Son plus terrible argument est que si Dieu avait daigné se faire homme et Juif, et mourir en Palestine par un supplice infâme pour expier les crimes du genre humain, et pour bannir le péché de la terre, il ne devait plus y avoir ni péché, ni crime : cependant, dit-il, les chrétiens ont été des monstres cent fois plus abominables que tous les sectateurs des autres religions ensemble. Il en apporte pour preuve évidente les massacres, les roues, les gibets, et les bûchers des Cévennes, et près de cent mille hommes égorgés dans cette province sous nos yeux ; les massacres des vallées de Piémont ; les massacres des anabaptistes massacreurs et massacrés en Allemagne ; les massacres des luthériens et des papistes depuis le Rhin jusqu’au fond du Nord ; les massacres d’Irlande, d’Angleterre, et d’Ecosse, du temps de Charles Ier, massacré lui-même ; les massacres ordonnés par Marie et par Henri VIII son père ; les massacres de la Saint-Barthélemy en France, et quarante ans d’autres massacres depuis François II jusqu’à l’entrée de Henri IV dans Paris ; les massacres de l’inquisition, peut-être plus abominables encore, parce qu’ils se font juridiquement ; enfin, les massacres de douze millions d’habitants du Nouveau-Monde, exécutés le crucifix à la main, sans compter tous les massacres faits précédemment au nom de Jésus-Christ depuis Constantin, et sans compter encore plus de vingt schismes et de vingt guerres de papes contre papes, et d’évêques contre évêques, les empoisonnements, les assassinats les rapines des papes Jean VI, Jean XII, des Jean XVIII, des Grégoire VII, des Boniface VIII, des Alexandre VI, et de quelques autres papes qui passèrent de si loin en scélératesse les Néron et les Caligula. Enfin il remarque que cette épouvantable chaîne, presque perpétuelle, de guerres de religion pendant quatorze cents années, n’a jamais subsisté que chez les chrétiens ; et qu’aucun peuple, hors eux, n’a fait couler une goutte de sang pour des arguments de théologie.
On est forcé d’accorder à M. Fréret que tout cela est vrai. Mais en faisant le dénombrement des crimes qui ont éclaté, il oublie les vertus qui se sont cachées ; il oublie surtout que les horreurs infernales dont il fait un si prodigieux étalage, sont l’abus de la religion chrétienne, et n’en sont pas l’esprit. Si Jésus-Christ n’a pas détruit le péché sur la terre, qu’est-ce que cela prouve ? On en pourrait inférer tout au plus, avec les jansénistes, que Jésus-Christ n’est pas venu pour tous, mais pour plusieurs : pro vobis et pro multis.
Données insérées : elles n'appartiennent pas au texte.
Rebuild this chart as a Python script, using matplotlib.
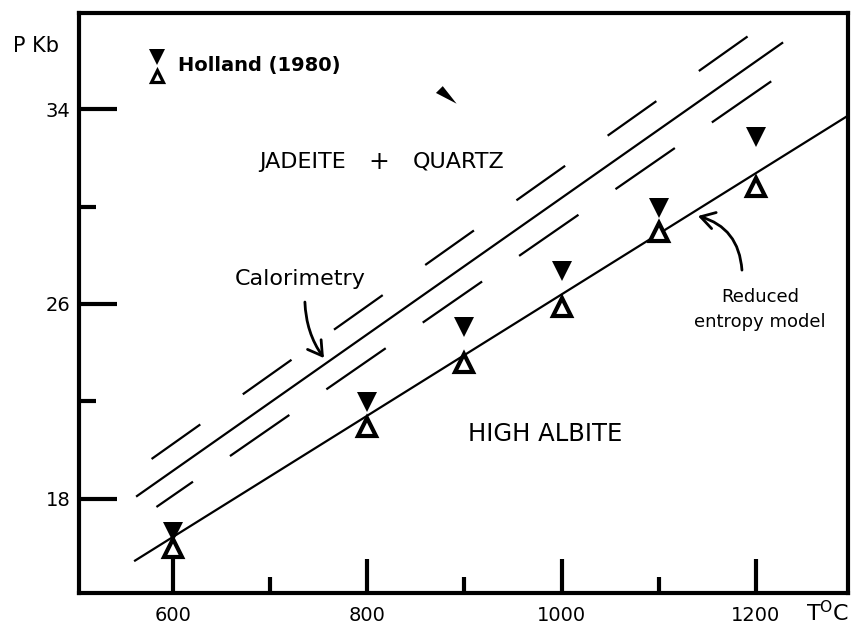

Mais sans comprendre les hauts mystères, contentons-nous de les adorer, et surtout n’accusons pas cet homme illustre (2) d’avoir été athéiste.
1 – Voltaire fait ici une analyse de l’Examen critique des apologistes de la religion chrétienne, ouvrage qui parut sous le nom de Fréret en 1766, mais dont le véritable auteur est Lévesque de Burigny, que Voltaire connaissait bien pour tel. (G.A.)